Infamous leftwing creep John Baglow (a.k.a. ‘Dr Dawg’) loses badly — big legal win for Canadian bloggers

Finally: it sounds like the legal establishment is coming around to my “hockey fight” view of the blogosphere — fights on the ice are excused and even encouraged, even though the same fight would get the players charged if they happened on the sidewalk outside the arena.

The blogosphere has its own rules and standards.

This is great news for FreeDominion, my co-defendants in our separate, ongoing legal battle.

From the decision:

[58] Although I am satisfied that the words complained are not capable of damaging the reputation of the plaintiff, I am of the view that there is another contextual factor that would further bolster this conclusion, namely that the alleged defamatory words were made in the context of an ongoing blogging thread over the Internet.
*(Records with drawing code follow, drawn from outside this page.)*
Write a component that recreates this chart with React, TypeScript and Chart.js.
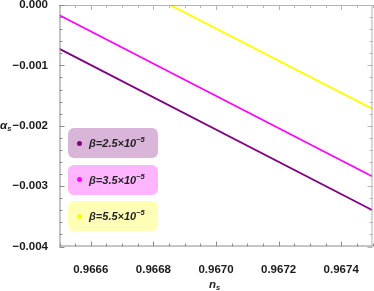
import React, { useEffect, useRef } from "react";
import { Chart, registerables } from "chart.js";

Chart.register(...registerables);

// ---- data ----
const nsEnds = [0.9665, 0.9675];
const alphaBeta25 = [-0.000726, -0.0034];
const alphaBeta35 = [-0.00017, -0.00284];
const alphaBeta55 = [0.00094, -0.00172];
const xTickValues = [0.9666, 0.9668, 0.967, 0.9672, 0.9674];
const yTickValues = [0, -0.001, -0.002, -0.003, -0.004];
const xMinorStep = 0.00005;
const yMinorStep = 0.0002;
const betaLabels = ["2.5", "3.5", "5.5"];
const seriesColors = ["#800080", "#ff00ff", "#ffff00"];
const legendBgs = ["#d9b5d9", "#ffb5ff", "#ffffb5"];

const FONT = "'Liberation Sans', Arial, sans-serif";

const framePlugin = {
  id: "frameTicks",
  afterDraw(chart: any) {
    const { ctx, chartArea } = chart;
    const xs = chart.scales.x;
    const ys = chart.scales.y;
    const { left, right, top, bottom } = chartArea;
    ctx.save();
    ctx.lineWidth = 1;
    // frame
    ctx.strokeStyle = "#b4b4b4";
    ctx.beginPath();
    ctx.moveTo(left, top + 0.5);
    ctx.lineTo(right, top + 0.5);
    ctx.moveTo(right - 0.5, top);
    ctx.lineTo(right - 0.5, bottom);
    ctx.stroke();
    ctx.strokeStyle = "#8c8c8c";
    ctx.beginPath();
    ctx.moveTo(left + 0.5, top);
    ctx.lineTo(left + 0.5, bottom);
    ctx.moveTo(left, bottom - 0.5);
    ctx.lineTo(right, bottom - 0.5);
    ctx.stroke();

    const isMajor = (v: number, arr: number[], step: number) =>
      arr.some((m) => Math.abs(m - v) < step / 10);

    // x ticks
    const nX = Math.round((xs.max - xs.min) / xMinorStep);
    for (let i = 0; i <= nX; i++) {
      const v = xs.min + i * xMinorStep;
      const px = Math.round(xs.getPixelForValue(v)) + 0.5;
      const len = isMajor(v, xTickValues, xMinorStep) ? 5 : 3;
      ctx.strokeStyle = "#8c8c8c";
      ctx.beginPath();
      ctx.moveTo(px, bottom);
      ctx.lineTo(px, bottom - len);
      ctx.stroke();
      ctx.strokeStyle = "#b4b4b4";
      ctx.beginPath();
      ctx.moveTo(px, top);
      ctx.lineTo(px, top + len);
      ctx.stroke();
    }
    // y ticks
    const nY = Math.round((ys.max - ys.min) / yMinorStep);
    for (let i = 0; i <= nY; i++) {
      const v = ys.min + i * yMinorStep;
      const py = Math.round(ys.getPixelForValue(v)) + 0.5;
      const len = isMajor(v, yTickValues, yMinorStep) ? 5 : 3;
      ctx.strokeStyle = "#8c8c8c";
      ctx.beginPath();
      ctx.moveTo(left, py);
      ctx.lineTo(left + len, py);
      ctx.stroke();
      ctx.strokeStyle = "#b4b4b4";
      ctx.beginPath();
      ctx.moveTo(right, py);
      ctx.lineTo(right - len, py);
      ctx.stroke();
    }
    ctx.restore();
  },
};

const fmt = (v: number, d: number) => {
  const s = Math.abs(v) < 1e-12 ? (0).toFixed(d) : v.toFixed(d);
  return s.replace("-", "\u2212");
};

export default function App() {
  const ref = useRef<HTMLCanvasElement | null>(null);

  useEffect(() => {
    document.body.style.margin = "0";
    if (!ref.current) return;
    const series = [alphaBeta25, alphaBeta35, alphaBeta55];
    const chart = new Chart(ref.current, {
      type: "line",
      data: {
        datasets: series.map((vals, i) => ({
          label: "β=" + betaLabels[i] + "×10⁻⁵",
          data: nsEnds.map((x, j) => ({ x, y: vals[j] })),
          borderColor: seriesColors[i],
          backgroundColor: seriesColors[i],
          borderWidth: 1.8,
          pointRadius: 0,
          fill: false,
          tension: 0,
        })),
      },
      options: {
        responsive: false,
        animation: false,
        events: [],
        layout: { padding: { top: 5, right: 1.5, left: 0, bottom: 0 } },
        plugins: {
          legend: { display: false },
          tooltip: { enabled: false },
          title: { display: false },
        },
        scales: {
          x: {
            type: "linear",
            min: nsEnds[0],
            max: nsEnds[1],
            grid: { display: false },
            border: { display: false },
            afterBuildTicks: (s: any) => {
              s.ticks = xTickValues.map((value) => ({ value }));
            },
            afterFit: (s: any) => {
              s.height = 44.5;
              s.paddingLeft = 0;
              s.paddingRight = 0;
            },
            ticks: {
              padding: 8.5,
              maxRotation: 0,
              autoSkip: false,
              color: "#1a1a1a",
              font: { family: FONT, size: 11.5, weight: "bold" },
              callback: (v: any) => fmt(Number(v), 4),
            },
          },
          y: {
            type: "linear",
            min: yTickValues[yTickValues.length - 1],
            max: yTickValues[0],
            grid: { display: false },
            border: { display: false },
            afterBuildTicks: (s: any) => {
              s.ticks = yTickValues.slice().reverse().map((value) => ({ value }));
            },
            afterFit: (s: any) => {
              s.width = 59.5;
              s.paddingTop = 0;
              s.paddingBottom = 0;
            },
            ticks: {
              padding: 3.5,
              autoSkip: false,
              color: "#1a1a1a",
              font: { family: FONT, size: 11.5, weight: "bold" },
              callback: (v: any) => fmt(Number(v), 3),
            },
          },
        },
      },
      plugins: [framePlugin],
    } as any);
    return () => chart.destroy();
  }, []);

  const titleStyle: React.CSSProperties = {
    position: "absolute",
    fontFamily: FONT,
    fontWeight: "bold",
    fontStyle: "italic",
    fontSize: 11.5,
    color: "#222",
    lineHeight: "14px",
    whiteSpace: "nowrap",
  };

  return (
    <div style={{ position: "absolute", left: 0, top: 0, width: 374, height: 291 }}>
      <canvas ref={ref} width={374} height={291} style={{ display: "block" }} />
      <div style={{ ...titleStyle, left: 0, top: 118 }}>
        α<span style={{ fontSize: 7.5, position: "relative", top: 2 }}>s</span>
      </div>
      <div style={{ ...titleStyle, left: 209, top: 277 }}>
        n<span style={{ fontSize: 7.5, position: "relative", top: 2 }}>s</span>
      </div>
      {betaLabels.map((b, i) => (
        <div
          key={b}
          style={{
            position: "absolute",
            left: 68,
            top: 128 + i * 36.5,
            width: 90,
            height: 30,
            borderRadius: 6,
            background: legendBgs[i],
            fontFamily: FONT,
            fontWeight: "bold",
            fontStyle: "italic",
            fontSize: 11,
            color: "#222",
          }}
        >
          <div
            style={{
              position: "absolute",
              left: 8.5,
              top: 12.5,
              width: 5,
              height: 5,
              borderRadius: "50%",
              background: seriesColors[i],
            }}
          />
          <div style={{ position: "absolute", left: 21, top: 8, whiteSpace: "nowrap", lineHeight: "14px" }}>
            β=
            {b}×10
            <span style={{ fontSize: 7.5, position: "relative", top: -5 }}>−5</span>
          </div>
        </div>
      ))}
    </div>
  );
}
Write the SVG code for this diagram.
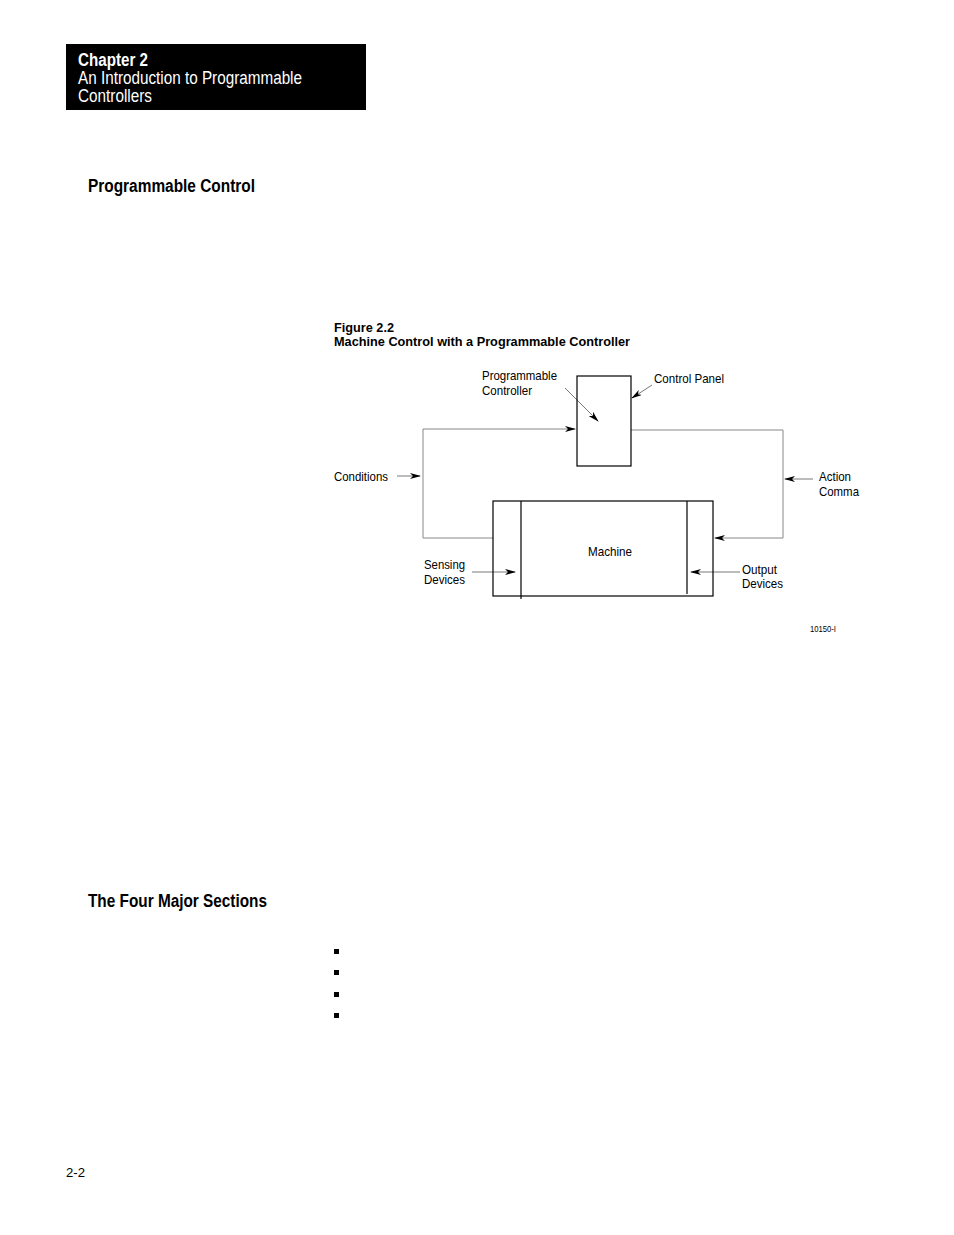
<svg xmlns="http://www.w3.org/2000/svg" width="954" height="1235" viewBox="0 0 954 1235">
<style>
text{font-family:"Liberation Sans",Arial,sans-serif;fill:#000}
.b{font-weight:bold}
.hd{fill:#fff;font-size:18px}
.lbl{font-size:13px}
.box{fill:none;stroke:#000;stroke-width:1.2}
.con{fill:none;stroke:#888;stroke-width:1}
.ptr{fill:none;stroke:#555;stroke-width:0.8}
</style>
<defs>
<marker id="ah" markerWidth="11" markerHeight="6" refX="10" refY="3" orient="auto" markerUnits="userSpaceOnUse">
<path d="M0,0 L11,3 L0,6 L3,3 Z" fill="#000"/>
</marker>
</defs>
<rect x="0" y="0" width="954" height="1235" fill="#fff"/>
<g id="header">
<rect x="66" y="44" width="300" height="66" fill="#000"/>
<text class="hd b" x="78" y="66" textLength="70" lengthAdjust="spacingAndGlyphs">Chapter 2</text>
<text class="hd" x="78" y="84" textLength="224" lengthAdjust="spacingAndGlyphs">An Introduction to Programmable</text>
<text class="hd" x="78" y="102" textLength="74" lengthAdjust="spacingAndGlyphs">Controllers</text>
</g>
<text class="b" x="88" y="192" font-size="18" textLength="167" lengthAdjust="spacingAndGlyphs">Programmable Control</text>
<text class="b" x="334" y="332" font-size="13.5" textLength="60" lengthAdjust="spacingAndGlyphs">Figure 2.2</text>
<text class="b" x="334" y="346" font-size="13.5" textLength="296" lengthAdjust="spacingAndGlyphs">Machine Control with a Programmable Controller</text>
<g id="connectors">
<polyline class="con" points="423,429 423,538 493,538"/>
<line class="con" x1="423" y1="429" x2="575" y2="429" marker-end="url(#ah)"/>
<polyline class="con" points="631,430 783,430 783,538"/>
<line class="con" x1="783" y1="538" x2="715" y2="538" marker-end="url(#ah)"/>
<line class="ptr" x1="397" y1="476" x2="420" y2="476" marker-end="url(#ah)"/>
<line class="ptr" x1="813" y1="479" x2="785" y2="479" marker-end="url(#ah)"/>
<line class="ptr" x1="565" y1="388" x2="598" y2="421" marker-end="url(#ah)"/>
<line class="ptr" x1="652" y1="385" x2="632" y2="398" marker-end="url(#ah)"/>
<line class="ptr" x1="472" y1="572" x2="515" y2="572" marker-end="url(#ah)"/>
<line class="ptr" x1="740" y1="572" x2="691" y2="572" marker-end="url(#ah)"/>
</g>
<g id="programmable-controller">
<rect class="box" x="577" y="376" width="54" height="90"/>
<text class="lbl" x="482" y="380" textLength="75" lengthAdjust="spacingAndGlyphs">Programmable</text>
<text class="lbl" x="482" y="395" textLength="50" lengthAdjust="spacingAndGlyphs">Controller</text>
<text class="lbl" x="654" y="383" textLength="70" lengthAdjust="spacingAndGlyphs">Control Panel</text>
</g>
<g id="machine">
<rect class="box" x="493" y="501" width="220" height="95"/>
<line class="box" x1="521" y1="501" x2="521" y2="599"/>
<line class="box" x1="687" y1="501" x2="687" y2="594"/>
<text class="lbl" x="588" y="556" textLength="44" lengthAdjust="spacingAndGlyphs">Machine</text>
</g>
<g id="labels">
<text class="lbl" x="334" y="481" textLength="54" lengthAdjust="spacingAndGlyphs">Conditions</text>
<text class="lbl" x="819" y="481" textLength="32" lengthAdjust="spacingAndGlyphs">Action</text>
<text class="lbl" x="819" y="496" textLength="40" lengthAdjust="spacingAndGlyphs">Comma</text>
<text class="lbl" x="424" y="569" textLength="41" lengthAdjust="spacingAndGlyphs">Sensing</text>
<text class="lbl" x="424" y="584" textLength="41" lengthAdjust="spacingAndGlyphs">Devices</text>
<text class="lbl" x="742" y="574" textLength="35" lengthAdjust="spacingAndGlyphs">Output</text>
<text class="lbl" x="742" y="588" textLength="41" lengthAdjust="spacingAndGlyphs">Devices</text>
<text x="810" y="632" font-size="9" textLength="26" lengthAdjust="spacingAndGlyphs">10150-I</text>
</g>
<text class="b" x="88" y="907" font-size="18" textLength="179" lengthAdjust="spacingAndGlyphs">The Four Major Sections</text>
<g id="bullets" fill="#000">
<rect x="334" y="949" width="5" height="5"/>
<rect x="334" y="970" width="5" height="5"/>
<rect x="334" y="992" width="5" height="5"/>
<rect x="334" y="1013" width="5" height="5"/>
</g>
<text x="66" y="1177" font-size="13.5" textLength="19" lengthAdjust="spacingAndGlyphs">2-2</text>
</svg>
 [59] Internet blogging is a form of public conversation. By the back and forth character it provides an opportunity for each party to respond to disparaging comments before the same audience in immediate or a relatively contemporaneous time frame.

 [60] This distinguishes the context of blogging from other forms of publication of defamatory statements. One exception could be the live debate, of which blogging constitutes the modem written form.

 [61] I am not suggesting that defamation can never occur in a live debate. I do say however, that the live debate forum should be considered as a contextual factor to determine whether the statement is defamatory in so far as whether it is complete.


 [64] More importantly to the issue of context, the blogging audience is expecting and would indeed want to hear a rejoinder of this nature where the parry and thrust of the debaters is appreciated as much as the substance of what they say.

Mark Lemire writes:

The Libel and Slanders laws in the province of hopelessly out of date.  The Internet has brought a whole new level of communication and the Libel and Slander Laws needs to be updates to reflect this new reality.  Recent court decisions have found that a defamation of the Internet is huge because it could “reach the entire world”.  Of course this is nonsense and ignores the reality of the Internet and it’s interactive nature.  Censors love to shut down debate using any laws possible – and sadly the libel and slander laws have been used to threaten and harass many Canadians.

It’s time the Libel and Slander Act be updated – where strict proof of reputational damage is shown prior to a lawsuit proceeding.   Actual damages should be needed, not the current pixie dust style formula which sides with the plaintiff that a mere claim of damages is implied just due to filing of the lawsuit.